AIG paid more than $40m in controversial retention bonuses to staff at its troubled financial unit in December, three months ahead of schedule, according to the resignation letter of an executive at the insurance group.
News of the decision to pay bonuses of $165m to staff at AIG sparked political outrage and protests in the US Congress, after the insurer was bailed out with $173bn of public money last year. Before the publication of the letter, momentum on draconian legislation to claw back bonuses had begun to slow.
Jake DeSantis, a manager in AIG's Financial Products unit, said AIG "accelerated by three months (the payment of) more than a quarter" of the $165m of retention bonuses due to the division's employees.
"That action signified to us your support and was hardly something that one would do if he truly found the contracts 'distasteful'," Mr DeSantis wrote to Edward Liddy, AIG's government-appointed chief executive, in a letter first published in The New York Times.
Mr Liddy earlier called the bonuses "distasteful" in an appearance in the House of Representatives.

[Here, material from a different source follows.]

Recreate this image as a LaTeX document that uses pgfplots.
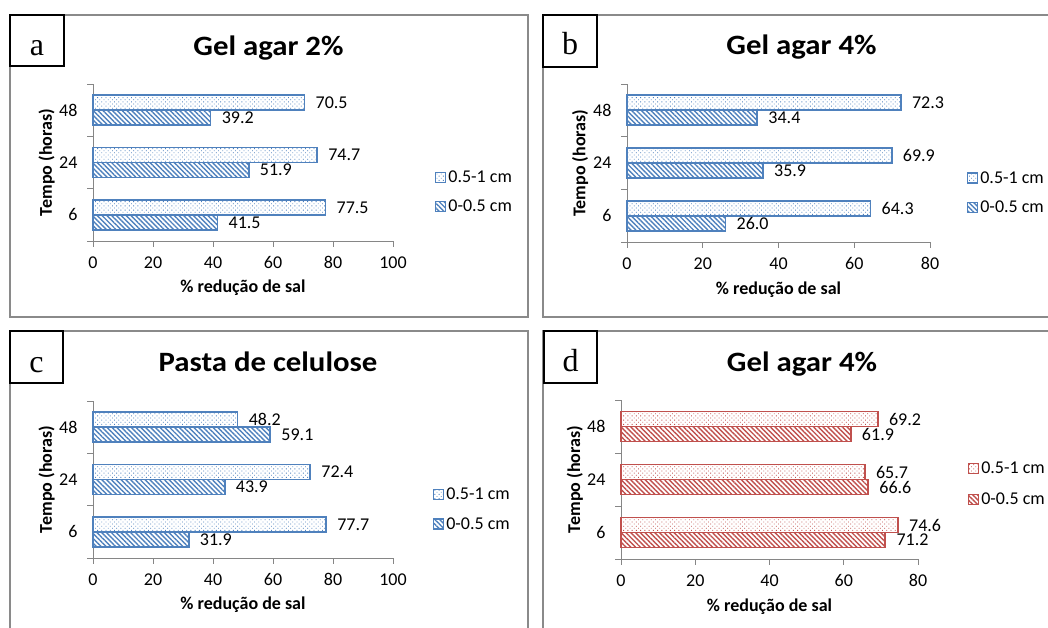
\documentclass[border=0pt]{standalone}
\usepackage{fontspec}
\setmainfont{Carlito}
\newfontfamily\letterfont{Liberation Serif}
\newfontfamily\titlefont[FakeStretch=1.1]{Carlito}
\usepackage{pgfplots}
\pgfplotsset{compat=1.18}
\usetikzlibrary{patterns.meta}
\definecolor{xblue}{HTML}{4F81BD}
\definecolor{xred}{HTML}{C0504D}
\definecolor{framegray}{HTML}{8A8A8A}
\definecolor{axgray}{HTML}{868686}
\tikzset{
  dotpat/.style={pattern={Dots[distance=3pt, radius=0.6pt, angle=45]}, pattern color=#1},
  hatpat/.style={pattern={Lines[distance=3.4pt, angle=-45, line width=1.4pt]}, pattern color=#1},
}
\newcommand{\txt}{\fontsize{18}{21}\selectfont}
\newcommand{\bticks}{%
  \draw[axgray, line width=0.9pt] (axis cs:0,-0.5) -- ++(-6pt,0pt);
  \draw[axgray, line width=0.9pt] (axis cs:0,0.5) -- ++(-6pt,0pt);
  \draw[axgray, line width=0.9pt] (axis cs:0,1.5) -- ++(-6pt,0pt);
  \draw[axgray, line width=0.9pt] (axis cs:0,2.5) -- ++(-6pt,0pt);}
\pgfplotsset{
  excel/.style={
    scale only axis,
    axis lines*=left,
    axis line style={draw=axgray, line width=0.9pt},
    xbar, bar width=15pt,
    ymin=-0.5, ymax=2.5,
    ytick={-0.5,0.5,1.5,2.5}, yticklabels={},
    extra y ticks={0,1,2}, extra y tick labels={6,24,48},
    extra y tick style={tick style={draw=none}},
    tick align=outside,
    major tick length=6pt,
    tick style={draw=axgray, line width=0.9pt},
    xmin=0,
    ticklabel style={font=\txt},
    xticklabel style={yshift=-6pt},
    yticklabel style={xshift=-6pt},
    /pgf/number format/assume math mode=true,
    xlabel={\% redução de sal},
    ylabel={Tempo (horas)},
    every axis x label/.style={at={(axis description cs:0.5,-0.30)}, anchor=center, font=\txt\bfseries},
    every axis y label/.style={at={(axis description cs:-0.155,0.5)}, anchor=center, rotate=90, font=\txt\bfseries},
    point meta=x,
    nodes near coords={\pgfmathprintnumber[fixed,fixed zerofill,precision=1,assume math mode=true]{\pgfplotspointmeta}},
    every node near coord/.append style={font=\txt, text=black, xshift=7pt, inner ysep=0pt},
    legend style={draw=none, fill=none, inner sep=0pt, row sep=12pt, font=\txt, anchor=west},
    legend cell align=left,
    legend image code/.code={\draw[#1, line width=1.2pt] (0pt,-5pt) rectangle (10pt,5pt);},
    clip=false,
  },
}
\begin{document}
\begin{tikzpicture}[x=1pt,y=1pt]
\path[use as bounding box, clip] (0,0) rectangle (1048,628);
% frames
\draw[framegray, line width=1.3pt] (10,613) rectangle (528,311);
\draw[framegray, line width=1.3pt] (543,613) rectangle (1070,311);
\draw[framegray, line width=1.3pt] (10,297) rectangle (528,-20);
\draw[framegray, line width=1.3pt] (543,297) rectangle (1070,-20);

% panel a
\begin{axis}[excel, at={(93pt,387pt)}, anchor=south west, width=300pt, height=157pt,
  xmax=100, xtick={0,20,...,100},
  legend style={at={(axis description cs:1.14,0.312)}}]
\addplot[draw=xblue, line width=1.7pt, dotpat=xblue, bar shift=7.5pt] coordinates {(77.5,0) (74.7,1) (70.5,2)};
\addplot[draw=xblue, line width=1.7pt, hatpat=xblue, bar shift=-7.5pt] coordinates {(41.5,0) (51.9,1) (39.2,2)};
\legend{0.5-1 cm, 0-0.5 cm}
\bticks
\end{axis}

% panel b
\begin{axis}[excel, at={(627pt,386pt)}, anchor=south west, width=303pt, height=158pt,
  xmax=80, xtick={0,20,...,80},
  legend style={at={(axis description cs:1.122,0.313)}}]
\addplot[draw=xblue, line width=1.7pt, dotpat=xblue, bar shift=7.5pt] coordinates {(64.3,0) (69.9,1) (72.3,2)};
\addplot[draw=xblue, line width=1.7pt, hatpat=xblue, bar shift=-7.5pt] coordinates {(26.0,0) (35.9,1) (34.4,2)};
\legend{0.5-1 cm, 0-0.5 cm}
\bticks
\end{axis}

% panel c
\begin{axis}[excel, at={(93pt,70pt)}, anchor=south west, width=300pt, height=157pt,
  xmax=100, xtick={0,20,...,100},
  legend style={at={(axis description cs:1.133,0.309)}}]
\addplot[draw=xblue, line width=1.7pt, dotpat=xblue, bar shift=7.5pt] coordinates {(77.7,0) (72.4,1) (48.2,2)};
\addplot[draw=xblue, line width=1.7pt, hatpat=xblue, bar shift=-7.5pt] coordinates {(31.9,0) (43.9,1) (59.1,2)};
\legend{0.5-1 cm, 0-0.5 cm}
\bticks
\end{axis}

% panel d
\begin{axis}[excel, at={(621pt,69pt)}, anchor=south west, width=297pt, height=159pt,
  xmax=80, xtick={0,20,...,80},
  legend style={at={(axis description cs:1.168,0.472)}, row sep=13.5pt}]
\addplot[draw=xred, line width=1.7pt, dotpat=xred, bar shift=7.5pt] coordinates {(74.6,0) (65.7,1) (69.2,2)};
\addplot[draw=xred, line width=1.7pt, hatpat=xred, bar shift=-7.5pt] coordinates {(71.2,0) (66.6,1) (61.9,2)};
\legend{0.5-1 cm, 0-0.5 cm}
\bticks
\end{axis}

% letter boxes
\draw[black, line width=1.4pt, fill=white] (10,613) rectangle (64,562);
\draw[black, line width=1.4pt, fill=white] (543,613) rectangle (597,561);
\draw[black, line width=1.4pt, fill=white] (10,297) rectangle (63,245);
\draw[black, line width=1.4pt, fill=white] (544,297) rectangle (597,245);
\node[anchor=base, inner sep=0pt, font=\letterfont\fontsize{32}{36}\selectfont] at (37,572) {a};
\node[anchor=base, inner sep=0pt, font=\letterfont\fontsize{32}{36}\selectfont] at (570,573) {b};
\node[anchor=base, inner sep=0pt, font=\letterfont\fontsize{32}{36}\selectfont] at (36.5,255) {c};
\node[anchor=base, inner sep=0pt, font=\letterfont\fontsize{32}{36}\selectfont] at (570.5,256) {d};
% titles
\node[anchor=base, inner sep=0pt, font=\titlefont\bfseries\fontsize{28}{32}\selectfont] at (268.5,572) {Gel agar 2\%};
\node[anchor=base, inner sep=0pt, font=\titlefont\bfseries\fontsize{28}{32}\selectfont] at (801.5,573) {Gel agar 4\%};
\node[anchor=base, inner sep=0pt, font=\titlefont\bfseries\fontsize{28}{32}\selectfont] at (268,256) {Pasta de celulose};
\node[anchor=base, inner sep=0pt, font=\titlefont\bfseries\fontsize{28}{32}\selectfont] at (802,256) {Gel agar 4\%};
\end{tikzpicture}
\end{document}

The House voted for a 90 per cent tax on bonuses at AIG and other financial institutions that have taken government funds.
The leading members of the Senate finance committee have drawn up proposals for a 70 per cent tax.
AIG, which is 80 per cent controlled by the government, confirmed on Wednesday that a payment of about $50m was made in December to AIG-FP's employees but declined to comment on whether that was ahead of schedule.
Mr DeSantis, an 11-year AIG veteran whose last job was to head the business development unit for the commodities operations, added that in October AIG's management reassured employees "on three occasions" that it would honour their guaranteed bonuses.
Merrill Lynch sparked protests this year when the Financial Times revealed it had brought forward the payment of about $4bn in bonuses by a month in December, just days before its takeover by Bank of America was due to be completed.
However, with most of the AIG bonuses being paid back amid public and political outrage and the threat of legal action by Andrew Cuomo, the New York attorney-general, the momentum on the legislation had slowed.
Mr Cuomo this week said 15 of the top 20 recipients had agreed to return the bonuses and that he hoped to be able to recoup around $80m.
Max Baucus, the Democratic senator who heads the finance committee, said on Wednesday that his bill was "not off the table" but acknowledged that the pace of its progress had faltered.
President Barack Obama has looked to tread a fine line between expressing anger at the bonuses and avoiding demonising Wall Street.